For Swiss data subjects.

As a Swiss-based controller, MolTrust is primarily subject to the revised Swiss Federal Act on Data Protection (FADP / nDSG, in force since 1 September 2023). The rights described in the previous section have direct equivalents under Swiss law (Art. 25 ff. FADP). For Swiss data subjects, the responsible supervisory authority is the Federal Data Protection and Information Commissioner (FDPIC), and Swiss law applies in addition to GDPR where the data subject is in Switzerland.

How long data is kept.

Account data
For the duration of the customer relationship, plus statutory retention periods (commercial: 10 years under Swiss CO; tax: as required by Swiss tax law).
AAE envelope metadata
According to the validity tier selected by the customer (30 days / 90 days / 365 days / up to 7 years for Scale tier).
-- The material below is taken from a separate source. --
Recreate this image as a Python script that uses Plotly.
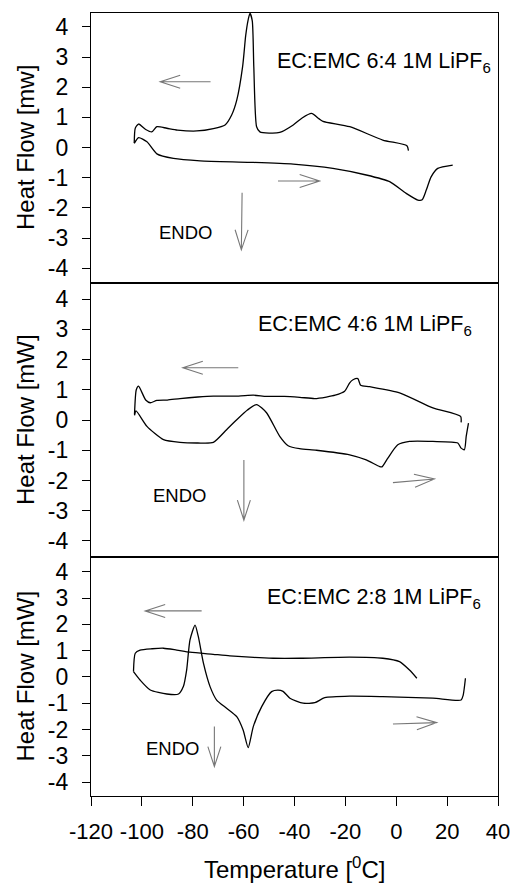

Customer can request earlier deletion subject to legal retention obligations.
Operational logs
90 days for security and abuse prevention purposes, then aggregated or deleted.
Marketing communications
Until consent is withdrawn or contact ceases.

This notice will be updated as MolTrust's processing activities evolve, as the EU representative is designated, or as legal requirements change. Material changes will be communicated to active customers via email and noted at the top of this page with the version number and date.